Any tips on ensembling deep learning models? I’m interested in methods like stacking, blending, bagging, etc in addition to simple averaging.

When is it a good idea to use a non-deep learning classifier (eg XGBoost) on top of one or more deep learning models? What makes it better, compared to training another neural net using features from neural nets as the inputs?

kpatnaik · March 28, 2017, 1:21am

How do you go from code in a ipython notebook to a data product ?

In my mind, an ipython notebook shows a possible solution to problem/use case. What steps need to be taken to ensure that it works as intended with real-world data, changing product requirements or use-cases and scaling?

kpatnaik · March 28, 2017, 1:22am

Time series is high on my list as well. I have tried out a bunch of ideas on my own, but eager to listen to Jeremy.

jeremy · March 28, 2017, 1:24am

@kpatnaik best off clicking ‘like’ for the existing thread then!

jeremy · March 28, 2017, 1:25am

@kpatnaik have you read https://www.oreilly.com/ideas/drivetrain-approach-data-products as yet? Would be interested to know if that was helpful, if you have any follow up q’s, anything that seems unclear or out of date, etc…

dennisobrien · March 28, 2017, 1:41am

For supervised learning, is there a way to prove an upper bound to performance for a given dataset and task? That is, can you say that the noise is at least X so that puts a bound on the loss function? Or will we always wonder how much more the model can be improved?

Some tasks can be described as “easy for a human but hard for a computer” (e.g., dog versus cat) while others are “hard for a human and hard for a computer” (e.g., given gameplay history, will the player still be active in 30 days). For this second case, are there any learnings from Information Theory to help?

thanks,
Dennis

brendan · March 28, 2017, 1:44am

If you were to start a company today, what would be your idea?

Even · March 28, 2017, 1:49am

It strikes me that many major evolutions in deep learning have been driven by the creation of a labelled dataset or competition, with ImageNet being the classic example here.

What datasets do you see missing from the deep learning landscape that you’d like to play with for transfer learning, etc?

davecg · March 28, 2017, 1:53am

To piggyback off @even, any advice on constructing our own datasets to avoid common pitfalls, data leakage, etc?

cody · March 28, 2017, 1:56am

What is the most interesting DL paper you’ve read recently that does not focus on image data?
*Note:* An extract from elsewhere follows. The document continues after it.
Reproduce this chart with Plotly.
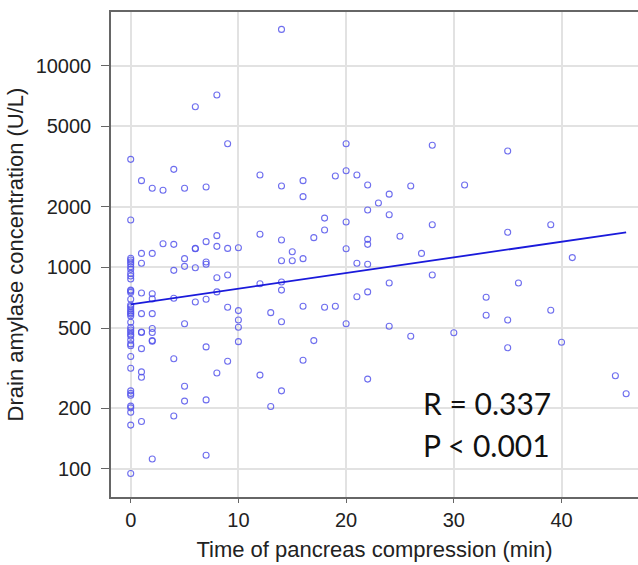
import plotly.graph_objects as go

# Data (time in min, amylase in U/L)
pts = {
    0: [1108, 1087, 1062, 1038, 1007, 977, 933, 905, 875, 771, 763, 751, 694, 650, 638, 621,
        607, 596, 586, 574, 534, 502, 489, 478, 466, 456, 436, 417, 408, 361, 316, 244, 237,
        232, 205, 201, 191, 165, 95, 1716, 3430],
    1: [2690, 1172, 1047, 746, 589, 478, 475, 395, 303, 285, 172],
    2: [2465, 1172, 740, 697, 589, 497, 475, 433, 430, 112],
    3: [2410, 1309],
    4: [3060, 1300, 966, 702, 352, 183],
    5: [2465, 1104, 1011, 525, 257, 217],
    6: [6250, 1241, 1235, 995, 673],
    7: [2500, 1340, 1062, 1035, 694, 403, 220, 117],
    8: [7150, 1435, 1270, 888, 755, 299],
    9: [4100, 1241, 916, 634, 342],
    10: [1250, 610, 548, 504, 428],
    12: [2870, 1459, 829, 292],
    13: [596, 204],
    14: [15130, 2530, 1365, 1078, 845, 771, 537, 244],
    15: [1194, 1078],
    16: [2690, 2240, 1104, 641, 346],
    17: [1403, 433],
    18: [1754, 1530, 634],
    19: [2838, 641],
    20: [4100, 3013, 1677, 1237, 525],
    21: [2870, 1047, 714],
    22: [2560, 1923, 1376, 1300, 1035, 755, 279],
    23: [2083],
    24: [2305, 1823, 836, 510],
    25: [1425],
    26: [2530, 455],
    27: [1172],
    28: [4027, 1626, 916],
    30: [474],
    31: [2560],
    33: [710, 578],
    35: [3776, 1491, 548, 399],
    36: [836],
    39: [1626, 612],
    40: [425],
    41: [1117],
    45: [290],
    46: [236],
}
time_min = [t for t, vs in pts.items() for _ in vs]
amylase = [v for t, vs in pts.items() for v in vs]

fit_x = [0, 46]
fit_y = [655, 1491]

y_ticks = [100, 200, 500, 1000, 2000, 5000, 10000]
x_ticks = [0, 10, 20, 30, 40]

FONT = "Liberation Sans"

fig = go.Figure()
fig.add_trace(go.Scatter(
    x=time_min, y=amylase, mode="markers",
    marker=dict(symbol="circle-open", size=6, color="rgba(85,85,235,0.85)",
                line=dict(width=1.1, color="rgba(85,85,235,0.85)")),
    showlegend=False, hoverinfo="x+y"))
fig.add_trace(go.Scatter(
    x=fit_x, y=fit_y, mode="lines",
    line=dict(color="#1a1adb", width=1.8), showlegend=False))

fig.add_annotation(x=0.588, y=0.194, xref="paper", yref="paper", xanchor="left",
                   yanchor="middle", showarrow=False, text="R = 0.337",
                   font=dict(family="Lato", size=30, color="#111"))
fig.add_annotation(x=0.588, y=0.108, xref="paper", yref="paper", xanchor="left",
                   yanchor="middle", showarrow=False, text="P < 0.001",
                   font=dict(family="Lato", size=30, color="#111"))

fig.update_layout(
    width=638, height=565,
    margin=dict(l=111, r=0, t=12, b=68),
    paper_bgcolor="white", plot_bgcolor="white",
    font=dict(family=FONT, color="#222"),
    xaxis=dict(
        range=[-1.83, 47.1], tickvals=x_ticks, ticktext=[str(v) for v in x_ticks],
        showgrid=True, gridcolor="#e2e2e2", gridwidth=1.5, zeroline=False,
        showline=True, linecolor="#666", linewidth=1.5, mirror=True,
        ticks="outside", ticklen=4, tickcolor="#666", tickwidth=1.2,
        tickfont=dict(size=20, family=FONT, color="#222"),
        title=dict(text="Time of pancreas compression (min)",
                   font=dict(size=22, family=FONT, color="#222"), standoff=12),
    ),
    yaxis=dict(
        type="log", range=[1.861, 4.266], tickvals=y_ticks,
        ticktext=[str(v) for v in y_ticks],
        showgrid=True, gridcolor="#e2e2e2", gridwidth=1.5, zeroline=False,
        showline=True, linecolor="#666", linewidth=1.5,
        ticks="outside", ticklen=8, tickcolor="#666", tickwidth=1.2,
        ticklabelstandoff=6,
        tickfont=dict(size=20, family=FONT, color="#222"),
        title=dict(text="Drain amylase concentration (U/L)",
                   font=dict(size=22, family=FONT, color="#222"), standoff=6),
    ),
)

fig.write_html("out.html", config={"displayModeBar": False},
               post_script="document.body.style.margin='0';document.body.style.overflow='hidden';")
thunderingtyphoons · March 28, 2017, 2:08am

A paper on leakage that was mentioned in part 1: http://www.cs.umb.edu/~ding/classes/470_670/papers/cs670_Tran_PreferredPaper_LeakingInDataMining.pdf

hamelsmu · March 28, 2017, 2:12am

@jeremy I noticed you use windows. Do you recommend this OS for data science? It seems like its harder to install things vs. Ubuntu… just curious.

ljubomir · March 28, 2017, 2:36am

I think this is important question, but I suggest clarifying what exactly the issues are

Even · March 28, 2017, 2:40am

There’s a lot of information on this topic readily available.

http://machinelearningmastery.com/tactics-to-combat-imbalanced-classes-in-your-machine-learning-dataset/

is a good starting point.

garima.agarwal · March 28, 2017, 2:41am

Google recently released their Video Intelligence api which surprisingly is not build on the LSTM work published by Fei Fei… I am curious if you have any suggestions on what the best approach for Video classification and processing?